■ Your task
Using the material below, copy every line where "this" appears.

■ Data supplied
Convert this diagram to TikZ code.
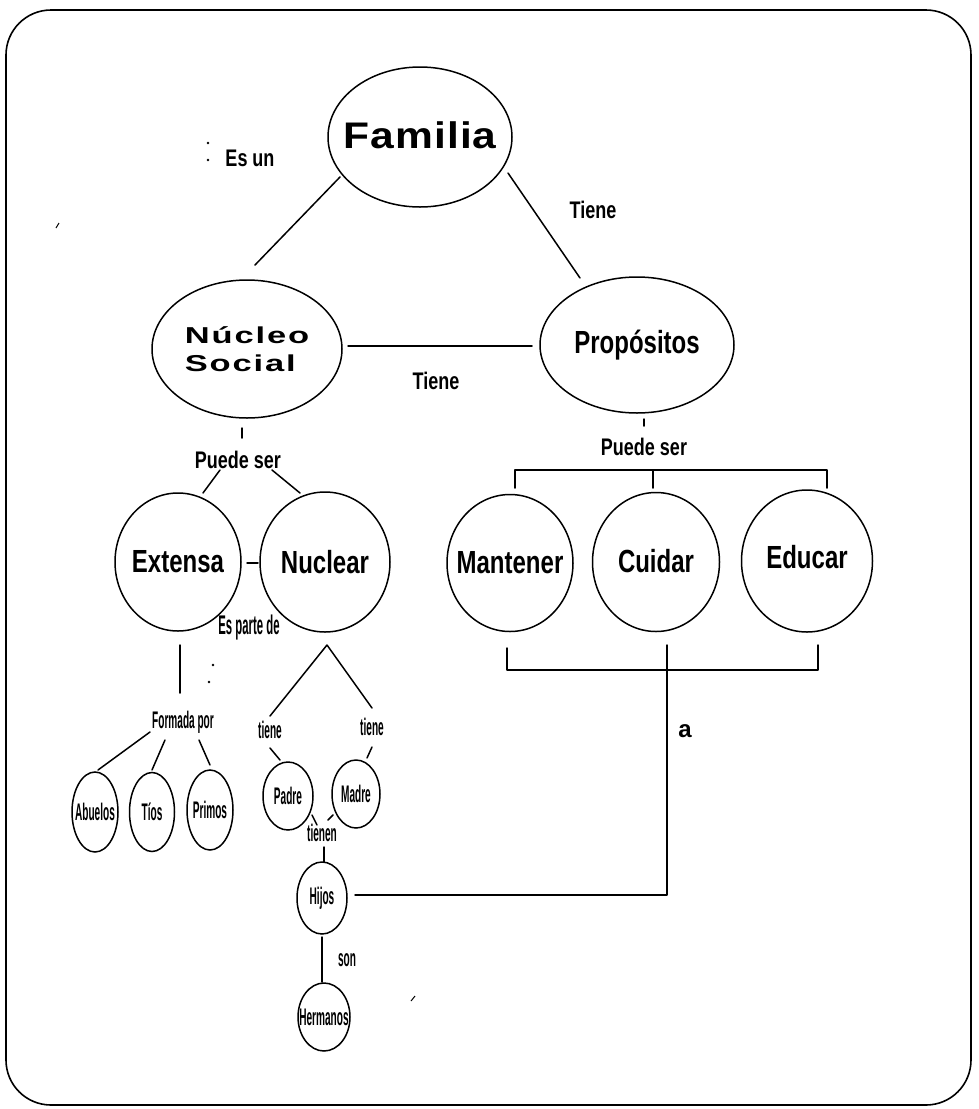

==

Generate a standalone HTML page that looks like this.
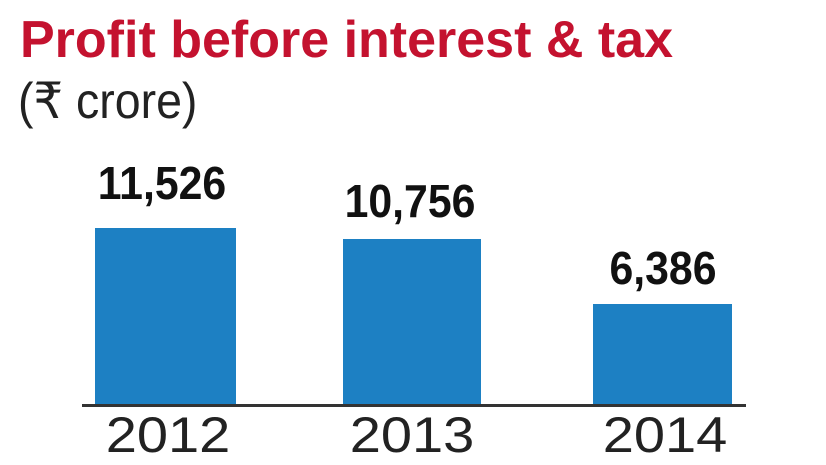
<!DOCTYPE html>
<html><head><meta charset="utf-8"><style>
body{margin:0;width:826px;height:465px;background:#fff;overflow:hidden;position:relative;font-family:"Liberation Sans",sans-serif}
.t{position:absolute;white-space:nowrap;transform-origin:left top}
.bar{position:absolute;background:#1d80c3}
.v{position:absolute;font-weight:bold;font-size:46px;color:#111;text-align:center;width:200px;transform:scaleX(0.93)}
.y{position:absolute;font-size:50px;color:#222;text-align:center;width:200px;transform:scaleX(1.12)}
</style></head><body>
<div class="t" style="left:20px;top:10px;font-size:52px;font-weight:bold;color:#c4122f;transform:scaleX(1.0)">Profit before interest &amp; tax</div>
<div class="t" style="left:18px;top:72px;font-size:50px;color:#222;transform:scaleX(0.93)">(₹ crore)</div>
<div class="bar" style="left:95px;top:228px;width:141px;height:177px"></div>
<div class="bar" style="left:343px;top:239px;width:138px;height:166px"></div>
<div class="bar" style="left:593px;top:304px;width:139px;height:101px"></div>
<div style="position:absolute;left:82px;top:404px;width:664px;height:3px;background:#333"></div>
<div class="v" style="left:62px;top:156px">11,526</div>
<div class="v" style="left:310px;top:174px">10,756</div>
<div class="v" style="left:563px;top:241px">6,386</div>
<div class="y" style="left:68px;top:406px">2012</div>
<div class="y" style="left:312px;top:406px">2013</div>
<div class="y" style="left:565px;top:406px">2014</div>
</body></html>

■ The answer
Convert this diagram to TikZ code.
Generate a standalone HTML page that looks like this.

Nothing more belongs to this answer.